**DATA SECTION**.
━━━━━━━━

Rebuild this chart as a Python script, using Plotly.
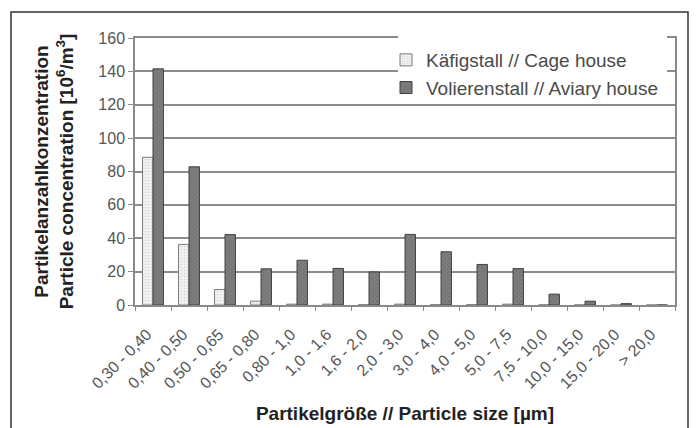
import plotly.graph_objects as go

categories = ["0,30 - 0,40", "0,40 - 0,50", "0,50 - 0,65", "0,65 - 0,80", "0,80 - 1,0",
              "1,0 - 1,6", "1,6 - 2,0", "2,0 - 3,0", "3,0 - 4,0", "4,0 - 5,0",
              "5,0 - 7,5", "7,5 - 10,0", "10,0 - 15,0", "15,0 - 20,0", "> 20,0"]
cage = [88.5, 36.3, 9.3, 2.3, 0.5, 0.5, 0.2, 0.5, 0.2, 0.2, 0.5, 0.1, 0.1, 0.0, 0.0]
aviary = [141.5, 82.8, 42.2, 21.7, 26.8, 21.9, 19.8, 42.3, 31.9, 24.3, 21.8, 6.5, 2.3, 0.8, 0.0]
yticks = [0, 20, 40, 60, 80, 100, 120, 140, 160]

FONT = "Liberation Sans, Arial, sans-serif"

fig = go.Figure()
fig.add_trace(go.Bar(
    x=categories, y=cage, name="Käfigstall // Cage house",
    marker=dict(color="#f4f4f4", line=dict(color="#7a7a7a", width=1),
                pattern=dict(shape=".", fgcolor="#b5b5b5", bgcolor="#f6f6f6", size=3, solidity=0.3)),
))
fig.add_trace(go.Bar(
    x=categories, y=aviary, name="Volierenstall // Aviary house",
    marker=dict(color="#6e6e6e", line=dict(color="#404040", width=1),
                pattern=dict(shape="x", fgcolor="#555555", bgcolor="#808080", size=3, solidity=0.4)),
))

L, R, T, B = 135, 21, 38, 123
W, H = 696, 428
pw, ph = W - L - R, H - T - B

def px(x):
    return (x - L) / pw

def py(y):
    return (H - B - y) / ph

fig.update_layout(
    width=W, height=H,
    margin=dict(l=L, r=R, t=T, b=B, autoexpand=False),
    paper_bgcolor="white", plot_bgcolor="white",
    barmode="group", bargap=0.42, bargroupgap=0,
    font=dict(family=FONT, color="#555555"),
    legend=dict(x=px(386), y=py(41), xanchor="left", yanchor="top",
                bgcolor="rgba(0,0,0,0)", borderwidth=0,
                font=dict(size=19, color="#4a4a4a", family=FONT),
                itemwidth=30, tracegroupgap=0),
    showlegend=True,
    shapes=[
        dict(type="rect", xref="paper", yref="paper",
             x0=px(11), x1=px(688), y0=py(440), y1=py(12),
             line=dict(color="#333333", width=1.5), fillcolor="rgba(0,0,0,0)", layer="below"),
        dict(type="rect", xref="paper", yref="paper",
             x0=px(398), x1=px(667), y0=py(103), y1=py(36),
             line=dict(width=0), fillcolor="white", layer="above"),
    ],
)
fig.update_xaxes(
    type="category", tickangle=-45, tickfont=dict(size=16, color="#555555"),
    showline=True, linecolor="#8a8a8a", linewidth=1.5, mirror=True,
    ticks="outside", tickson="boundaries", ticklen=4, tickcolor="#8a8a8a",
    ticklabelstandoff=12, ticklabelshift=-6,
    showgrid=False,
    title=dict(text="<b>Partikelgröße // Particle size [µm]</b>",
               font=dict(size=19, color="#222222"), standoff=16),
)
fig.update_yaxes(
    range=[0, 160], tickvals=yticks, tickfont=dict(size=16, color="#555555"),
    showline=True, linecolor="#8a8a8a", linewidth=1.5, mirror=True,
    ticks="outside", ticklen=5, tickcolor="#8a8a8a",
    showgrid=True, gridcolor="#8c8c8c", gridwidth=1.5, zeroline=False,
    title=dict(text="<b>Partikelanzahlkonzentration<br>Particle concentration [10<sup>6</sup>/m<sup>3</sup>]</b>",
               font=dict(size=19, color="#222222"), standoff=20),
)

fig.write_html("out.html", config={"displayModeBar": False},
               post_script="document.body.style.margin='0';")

━━━━━━━━

**DIRECTION**. Up to and including the line containing "yticks = [0, 20, 40, 60, 80, 100, 120, 140, 160]", repeat every line from the start of the data, but none of the pictures.

**RESULT BELOW**.
Rebuild this chart as a Python script, using Plotly.
import plotly.graph_objects as go

categories = ["0,30 - 0,40", "0,40 - 0,50", "0,50 - 0,65", "0,65 - 0,80", "0,80 - 1,0",
              "1,0 - 1,6", "1,6 - 2,0", "2,0 - 3,0", "3,0 - 4,0", "4,0 - 5,0",
              "5,0 - 7,5", "7,5 - 10,0", "10,0 - 15,0", "15,0 - 20,0", "> 20,0"]
cage = [88.5, 36.3, 9.3, 2.3, 0.5, 0.5, 0.2, 0.5, 0.2, 0.2, 0.5, 0.1, 0.1, 0.0, 0.0]
aviary = [141.5, 82.8, 42.2, 21.7, 26.8, 21.9, 19.8, 42.3, 31.9, 24.3, 21.8, 6.5, 2.3, 0.8, 0.0]
yticks = [0, 20, 40, 60, 80, 100, 120, 140, 160]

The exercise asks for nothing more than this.